While Paulus has no doubt won some more fans with his victories this season, he has no bigger supporters than his two brothers.
"For my brother Clayton, he's my oldest brother and he's the biggest race fan in the family other than me," Paulus said. "My dad is huge into the promoting, but for Clayton, he's got two boys and they're both Kinser fans because every time they go to the Grove, he one of the guys who wins. I think for him, watching me get faster and faster, when he goes to the races and people ask him about it, he can put his chest out a little bit and say, 'Yeah, that's my brother.'
"My other brother Alan is in the service. Out in California, a guy that he was stationed with when he was in San Diego was at the track, actually checking out to see if I was who he said I was.
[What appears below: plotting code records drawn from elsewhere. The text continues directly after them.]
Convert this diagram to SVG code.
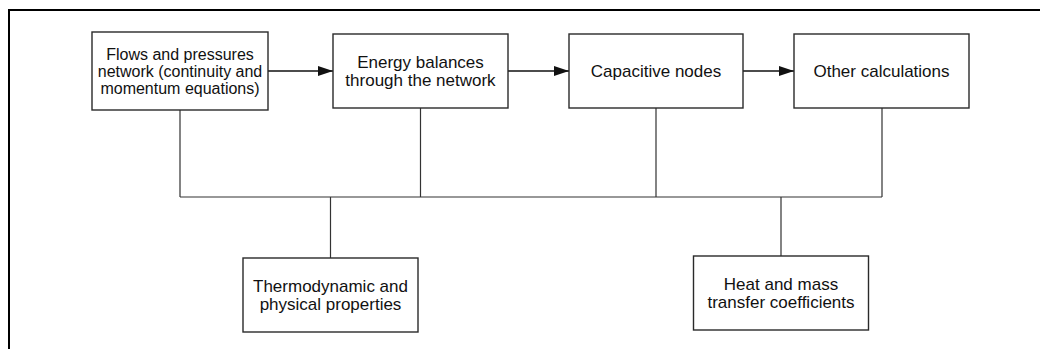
<svg xmlns="http://www.w3.org/2000/svg" width="1040" height="349" viewBox="0 0 1040 349">
  <style>
    .box { fill: #ffffff; stroke: #2a2a2a; stroke-width: 1.4; }
    .lbl { font-family: "Liberation Sans", Arial, sans-serif; font-size: 17px; fill: #111111; text-anchor: middle; }
    .small { font-size: 16px; }
    .wire { fill: none; stroke: #333333; stroke-width: 1.2; }
    .flow { fill: none; stroke: #111111; stroke-width: 1.3; marker-end: url(#head); }
  </style>
  <defs>
    <marker id="head" viewBox="0 0 15 10" refX="15" refY="5" markerWidth="15" markerHeight="10" markerUnits="userSpaceOnUse" orient="auto">
      <path d="M0,0 L15,5 L0,10 Z" fill="#111111"/>
    </marker>
  </defs>

  <rect x="0" y="0" width="1040" height="349" fill="#ffffff"/>
  <!-- outer frame, open at right and bottom -->
  <path d="M9,349 L9,10 L1040,10" fill="none" stroke="#000000" stroke-width="2"/>

  <g id="connectors">
    <line class="flow" x1="268" y1="71" x2="333" y2="71"/>
    <line class="flow" x1="508" y1="71" x2="569" y2="71"/>
    <line class="flow" x1="743" y1="71" x2="794" y2="71"/>
    <!-- shared bus to the property blocks -->
    <path class="wire" d="M180,110 V197 M420.5,108 V197 M656,108 V197 M882,108 V197 M180,197 H882 M330.5,197 V258 M781,197 V256"/>
  </g>

  <g id="flows-pressures">
    <rect class="box" x="92" y="32" width="176" height="78"/>
    <text class="lbl small" x="180" y="60">Flows and pressures</text>
    <text class="lbl small" x="180" y="77">network (continuity and</text>
    <text class="lbl small" x="180" y="94">momentum equations)</text>
  </g>

  <g id="energy-balances">
    <rect class="box" x="333" y="34" width="175" height="74"/>
    <text class="lbl" x="420.5" y="67.5">Energy balances</text>
    <text class="lbl" x="420.5" y="86">through the network</text>
  </g>

  <g id="capacitive-nodes">
    <rect class="box" x="569" y="34" width="174" height="74"/>
    <text class="lbl" x="656" y="77">Capacitive nodes</text>
  </g>

  <g id="other-calculations">
    <rect class="box" x="794" y="34" width="175" height="74"/>
    <text class="lbl" x="881.5" y="77">Other calculations</text>
  </g>

  <g id="thermo-properties">
    <rect class="box" x="243" y="258" width="175" height="74"/>
    <text class="lbl" x="330.5" y="291.5">Thermodynamic and</text>
    <text class="lbl" x="330.5" y="310">physical properties</text>
  </g>

  <g id="transfer-coefficients">
    <rect class="box" x="693.5" y="256" width="175" height="74"/>
    <text class="lbl" x="781" y="289.5">Heat and mass</text>
    <text class="lbl" x="781" y="308">transfer coefficients</text>
  </g>
</svg>
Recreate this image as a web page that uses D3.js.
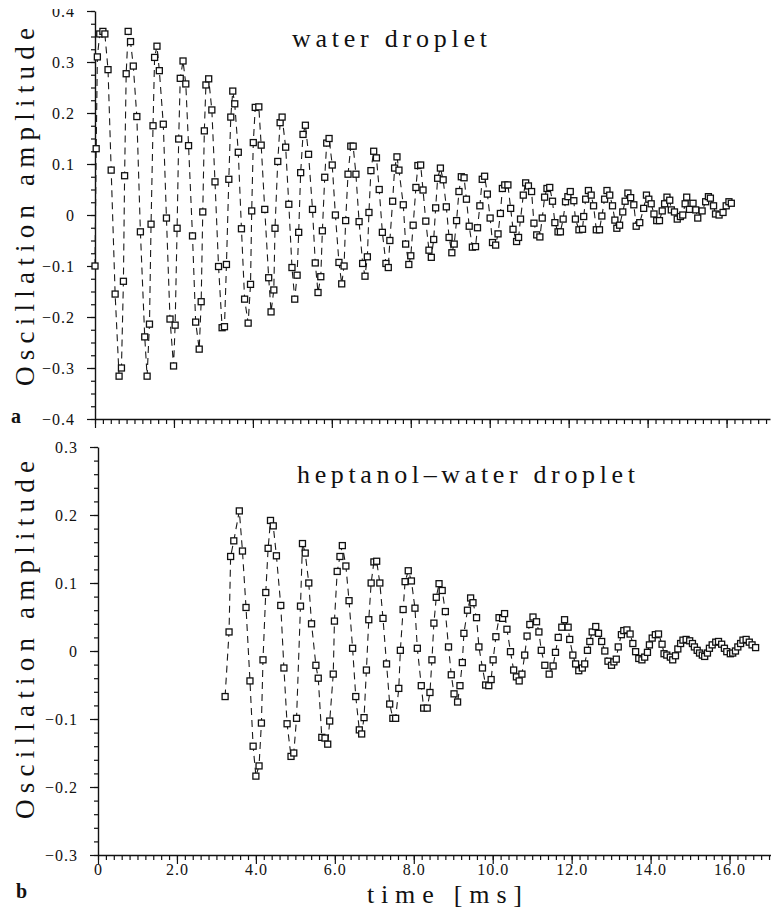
<!DOCTYPE html>
<html>
<head>
<meta charset="utf-8">
<script src="https://cdnjs.cloudflare.com/ajax/libs/d3/7.8.5/d3.min.js"></script>
<style>
  body { margin: 0; background: #fff; }
  svg { display: block; }
  text { font-family: "Liberation Serif", "DejaVu Serif", "Times New Roman", serif; fill: #111; }
</style>
</head>
<body>
<div id="container"></div>
<script>
// panel a : water droplet (time in ms, amplitude)
var timeA = [0.00,0.03,0.06,0.12,0.20,0.25,0.33,0.41,0.51,0.61,0.67,0.72,0.75,0.79,0.84,0.90,0.97,1.06,1.15,1.26,
  1.32,1.38,1.42,1.47,1.51,1.57,1.63,1.73,1.81,1.90,1.99,2.03,2.08,2.12,2.16,2.23,2.30,2.37,2.47,2.55,
  2.64,2.69,2.73,2.77,2.81,2.88,2.96,3.04,3.13,3.22,3.28,3.33,3.39,3.44,3.49,3.54,3.63,3.71,3.79,3.88,
  3.94,3.97,4.01,4.06,4.15,4.21,4.30,4.40,4.46,4.53,4.56,4.63,4.69,4.74,4.83,4.91,4.99,5.06,5.12,5.16,
  5.21,5.27,5.33,5.41,5.51,5.58,5.65,5.72,5.76,5.82,5.87,5.93,6.01,6.09,6.18,6.25,6.31,6.35,6.41,6.48,
  6.54,6.61,6.69,6.78,6.84,6.90,6.94,6.99,7.06,7.13,7.20,7.28,7.37,7.43,7.47,7.54,7.59,7.65,7.70,7.81,
  7.87,7.95,8.00,8.06,8.13,8.18,8.25,8.31,8.38,8.46,8.52,8.58,8.63,8.68,8.75,8.82,8.90,8.97,9.04,9.10,
  9.16,9.22,9.28,9.35,9.41,9.48,9.56,9.64,9.69,9.75,9.81,9.87,9.94,10.01,10.07,10.15,10.21,10.27,10.32,10.38,
  10.46,10.53,10.59,10.68,10.73,10.78,10.85,10.91,10.98,11.06,11.12,11.19,11.27,11.33,11.39,11.45,11.52,11.59,11.65,11.73,
  11.79,11.86,11.92,11.98,12.04,12.13,12.17,12.26,12.35,12.38,12.43,12.50,12.57,12.63,12.70,12.78,12.84,12.91,12.97,13.04,
  13.11,13.17,13.22,13.29,13.37,13.43,13.50,13.57,13.65,13.71,13.80,13.90,13.97,14.03,14.09,14.16,14.23,14.30,14.37,14.43,
  14.49,14.56,14.60,14.68,14.75,14.83,14.89,14.95,14.99,15.06,15.15,15.22,15.27,15.38,15.47,15.54,15.59,15.67,15.72,15.81,
  15.91,15.99,16.06,16.12];
var ampA = [-0.100,0.130,0.310,0.355,0.360,0.355,0.285,0.088,-0.155,-0.316,-0.300,-0.130,0.077,0.277,0.360,0.340,0.292,0.193,-0.033,-0.239,
  -0.316,-0.214,-0.018,0.175,0.309,0.331,0.283,0.178,-0.006,-0.204,-0.296,-0.216,-0.026,0.149,0.268,0.302,0.257,0.136,-0.041,-0.210,
  -0.263,-0.170,0.006,0.165,0.255,0.267,0.206,0.065,-0.101,-0.221,-0.219,-0.097,0.070,0.192,0.243,0.218,0.123,-0.027,-0.165,-0.212,
  -0.136,0.008,0.142,0.211,0.212,0.137,0.011,-0.123,-0.190,-0.147,-0.026,0.105,0.181,0.192,0.133,0.021,-0.103,-0.165,-0.118,-0.034,
  0.083,0.158,0.176,0.119,0.011,-0.094,-0.152,-0.121,-0.031,0.074,0.141,0.150,0.098,0.000,-0.093,-0.135,-0.100,-0.011,0.080,0.135,
  0.135,0.080,-0.013,-0.095,-0.120,-0.082,0.005,0.087,0.125,0.112,0.050,-0.034,-0.095,-0.103,-0.050,0.027,0.092,0.114,0.088,0.020,
  -0.057,-0.097,-0.080,-0.020,0.054,0.097,0.098,0.049,-0.012,-0.069,-0.083,-0.048,0.014,0.072,0.092,0.069,0.016,-0.044,-0.074,-0.057,
  -0.011,0.046,0.075,0.073,0.031,-0.022,-0.063,-0.062,-0.025,0.018,0.070,0.076,0.041,-0.006,-0.054,-0.059,-0.037,0.003,0.052,0.059,
  0.059,0.013,-0.028,-0.052,-0.044,-0.008,0.039,0.063,0.057,0.046,-0.016,-0.039,-0.043,-0.006,0.035,0.052,0.054,0.027,-0.015,-0.033,
  -0.033,-0.008,0.026,0.036,0.046,0.028,-0.008,-0.029,-0.028,-0.003,0.031,0.048,0.039,0.018,-0.029,-0.029,-0.002,0.031,0.048,0.039,
  0.018,-0.010,-0.026,-0.020,0.006,0.027,0.043,0.034,0.020,-0.022,-0.015,0.013,0.039,0.031,0.022,0.002,-0.011,-0.011,0.008,0.022,
  0.035,0.029,0.010,0.006,-0.008,-0.003,0.000,0.022,0.035,0.011,0.023,0.010,-0.006,0.008,0.026,0.036,0.033,0.018,0.002,0.000,
  0.005,0.018,0.026,0.023];

// panel b : heptanol-water droplet
var timeB = [3.22,3.32,3.36,3.44,3.58,3.66,3.75,3.85,3.93,4.00,4.08,4.14,4.18,4.25,4.31,4.37,4.44,4.52,4.63,4.71,
  4.79,4.89,4.96,5.03,5.13,5.18,5.25,5.34,5.41,5.52,5.58,5.67,5.75,5.82,5.87,5.96,5.99,6.06,6.13,6.19,
  6.28,6.36,6.45,6.53,6.62,6.68,6.74,6.80,6.86,6.92,6.99,7.06,7.14,7.22,7.31,7.39,7.47,7.54,7.62,7.66,
  7.73,7.78,7.86,7.94,8.03,8.09,8.19,8.25,8.34,8.41,8.46,8.51,8.57,8.64,8.72,8.80,8.88,8.95,9.02,9.11,
  9.17,9.23,9.27,9.36,9.44,9.50,9.59,9.65,9.74,9.82,9.90,9.96,10.01,10.08,10.16,10.25,10.30,10.36,10.45,10.53,
  10.60,10.67,10.74,10.81,10.87,10.94,11.02,11.11,11.17,11.23,11.32,11.43,11.53,11.59,11.66,11.75,11.82,11.91,11.95,12.03,
  12.10,12.18,12.27,12.33,12.40,12.46,12.52,12.61,12.68,12.76,12.84,12.92,13.01,13.07,13.13,13.18,13.26,13.32,13.40,13.48,
  13.55,13.62,13.70,13.78,13.85,13.92,13.97,14.04,14.12,14.20,14.29,14.34,14.41,14.50,14.56,14.63,14.69,14.76,14.82,14.90,
  14.99,15.06,15.11,15.18,15.24,15.31,15.37,15.44,15.49,15.56,15.65,15.72,15.80,15.87,15.93,16.02,16.08,16.15,16.21,16.28,
  16.34,16.42,16.50,16.57,16.66];
var ampB = [-0.067,0.028,0.139,0.162,0.206,0.147,0.064,-0.044,-0.140,-0.184,-0.169,-0.106,-0.013,0.086,0.151,0.192,0.184,0.140,0.067,-0.025,
  -0.107,-0.155,-0.150,-0.099,0.066,0.158,0.144,0.100,0.040,-0.021,-0.040,-0.127,-0.128,-0.137,-0.103,-0.034,0.044,0.117,0.139,0.155,
  0.125,0.074,0.004,-0.067,-0.116,-0.122,-0.098,-0.028,0.046,0.100,0.131,0.132,0.100,0.048,-0.019,-0.078,-0.099,-0.099,-0.055,0.001,
  0.061,0.102,0.118,0.103,0.063,0.004,-0.051,-0.084,-0.084,-0.061,-0.013,0.041,0.079,0.099,0.089,0.058,0.006,-0.035,-0.063,-0.075,
  -0.051,-0.017,0.026,0.060,0.078,0.071,0.049,0.006,-0.025,-0.050,-0.051,-0.042,-0.013,0.021,0.049,0.048,0.055,0.032,-0.001,-0.028,
  -0.038,-0.044,-0.034,-0.006,0.022,0.039,0.050,0.043,0.028,0.001,-0.021,-0.034,-0.022,-0.002,0.020,0.035,0.046,0.035,0.017,-0.006,
  -0.019,-0.029,-0.025,-0.019,0.001,0.014,0.028,0.036,0.026,0.014,0.000,-0.015,-0.021,-0.016,-0.012,0.006,0.024,0.030,0.031,0.025,
  0.011,-0.001,-0.011,-0.013,-0.009,-0.002,0.009,0.019,0.024,0.025,0.010,-0.004,-0.006,-0.009,-0.013,-0.007,0.003,0.011,0.016,0.017,
  0.015,0.011,0.006,0.001,-0.003,-0.006,-0.008,-0.003,0.004,0.009,0.013,0.014,0.010,0.004,-0.001,-0.004,-0.003,0.000,0.006,0.011,
  0.016,0.017,0.013,0.009,0.005];

// ticks
var yLabelsA = [-0.4,-0.3,-0.2,-0.1,0,0.1,0.2,0.3,0.4];
var yLabelsB = [-0.3,-0.2,-0.1,0,0.1,0.2,0.3];
var xLabels = [0,2,4,6,8,10,12,14,16];

var serif = "'Liberation Serif', 'DejaVu Serif', serif";
var w = 771, h = 908;

var svg = d3.select("div#container")
  .append("svg")
  .attr("width", w)
  .attr("height", h);

var fmtY = function(d) { return Math.abs(d) < 1e-9 ? "0" : d3.format(".1f")(d); };
var fmtX = function(d) { return d === 0 ? "0" : d3.format(".1f")(d); };

// one panel = axes + dashed trace + square markers
function drawPanel(opt) {
  var x = d3.scaleLinear().domain(opt.xDomain).range(opt.xRange);
  var y = d3.scaleLinear().domain(opt.yDomain).range(opt.yRange);
  var g = svg.append("g");

  // minor ticks first
  g.append("g")
    .attr("transform", "translate(" + opt.xRange[0] + ",0)")
    .call(d3.axisLeft(y).tickValues(d3.range(opt.yDomain[0], opt.yDomain[1] + 1e-6, opt.yMinor))
      .tickSize(4).tickSizeOuter(0).tickFormat(""))
    .call(function(s) { s.select(".domain").remove(); });
  g.append("g")
    .attr("transform", "translate(0," + opt.yRange[0] + ")")
    .call(d3.axisBottom(x).tickValues(d3.range(0, opt.xDomain[1], 0.2))
      .tickSize(5).tickSizeOuter(0).tickFormat(""))
    .call(function(s) { s.select(".domain").remove(); });

  // major ticks + labels
  g.append("g")
    .attr("transform", "translate(" + opt.xRange[0] + ",0)")
    .call(d3.axisLeft(y).tickValues(opt.yLabels).tickSize(8).tickSizeOuter(0)
      .tickPadding(12).tickFormat(fmtY));
  g.append("g")
    .attr("transform", "translate(0," + opt.yRange[0] + ")")
    .call(d3.axisBottom(x).tickValues(xLabels).tickSize(9).tickSizeOuter(0)
      .tickPadding(0).tickFormat(opt.xText ? fmtX : ""));

  g.selectAll(".tick line").attr("stroke", "#111").attr("stroke-width", 1.2);
  g.selectAll(".domain").attr("stroke", "#111").attr("stroke-width", 1.4);
  g.selectAll(".tick text")
    .attr("font-family", serif)
    .attr("font-size", 16)
    .attr("letter-spacing", 1)
    .attr("fill", "#111");

  var line = d3.line()
    .x(function(d) { return x(d.t); })
    .y(function(d) { return y(d.v); });

  var pts = opt.t.map(function(t, i) { return { t: t, v: opt.v[i] }; });

  g.append("path")
    .datum(pts)
    .attr("fill", "none")
    .attr("stroke", "#1a1a1a")
    .attr("stroke-width", 1.1)
    .attr("stroke-dasharray", "7,5")
    .attr("d", line);

  g.append("g")
    .selectAll("rect")
    .data(pts)
    .enter().append("rect")
    .attr("x", function(d) { return x(d.t) - 3; })
    .attr("y", function(d) { return y(d.v) - 3; })
    .attr("width", 6)
    .attr("height", 6)
    .attr("fill", "#fff")
    .attr("stroke", "#111")
    .attr("stroke-width", 1.3);

  // panel title
  g.append("text")
    .attr("x", opt.titleX)
    .attr("y", opt.titleY)
    .attr("font-family", serif)
    .attr("font-size", 26)
    .attr("textLength", opt.titleLen)
    .attr("lengthAdjust", "spacing")
    .text(opt.title);

  // y axis title
  g.append("text")
    .attr("transform", "translate(" + 34 + "," + opt.yTitleC + ") rotate(-90)")
    .attr("text-anchor", "middle")
    .attr("font-family", serif)
    .attr("font-size", 27)
    .attr("textLength", 358)
    .attr("lengthAdjust", "spacing")
    .text("Oscillation amplitude");

  // panel letter
  g.append("text")
    .attr("x", opt.letterX)
    .attr("y", opt.letterY)
    .attr("font-family", serif)
    .attr("font-size", 20)
    .attr("font-weight", "bold")
    .text(opt.letter);
}

drawPanel({
  t: timeA, v: ampA,
  xDomain: [0, 17.1], xRange: [95, 770],
  yDomain: [-0.4, 0.4], yRange: [419, 11],
  yMinor: 0.025, yLabels: yLabelsA, xText: false,
  title: "water droplet", titleX: 292, titleY: 47, titleLen: 195,
  yTitleC: 207, letter: "a", letterX: 11, letterY: 423
});

drawPanel({
  t: timeB, v: ampB,
  xDomain: [0, 17.05], xRange: [98, 771],
  yDomain: [-0.3, 0.3], yRange: [855, 447],
  yMinor: 0.02, yLabels: yLabelsB, xText: true,
  title: "heptanol\u2013water droplet", titleX: 297, titleY: 483, titleLen: 338,
  yTitleC: 640, letter: "b", letterX: 16, letterY: 898
});

// x axis title
svg.append("text")
  .attr("x", 367)
  .attr("y", 903)
  .attr("font-family", serif)
  .attr("font-size", 26)
  .attr("textLength", 155)
  .attr("lengthAdjust", "spacing")
  .text("time [ms]");

// the scan is cropped just above the 0.4 label
svg.append("rect")
  .attr("x", 0).attr("y", 0)
  .attr("width", 90).attr("height", 9)
  .attr("fill", "#fff");
</script>
</body>
</html>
I talked to this guy for a while and he went back after the race and called my brother the next day and said, 'Dude, I just met your brother.' It was at Bakersfield and I think we had a decent run so Alan was able to stick his chest out and go, 'Yeah, that's my little brother.' It's all been cool."
Nothing would be cooler than a victory in front of his hometown crowd, but with a season that already includes three wins, Paulus and his team believe they're headed in the right direction no matter what happens in the Summer Nationals.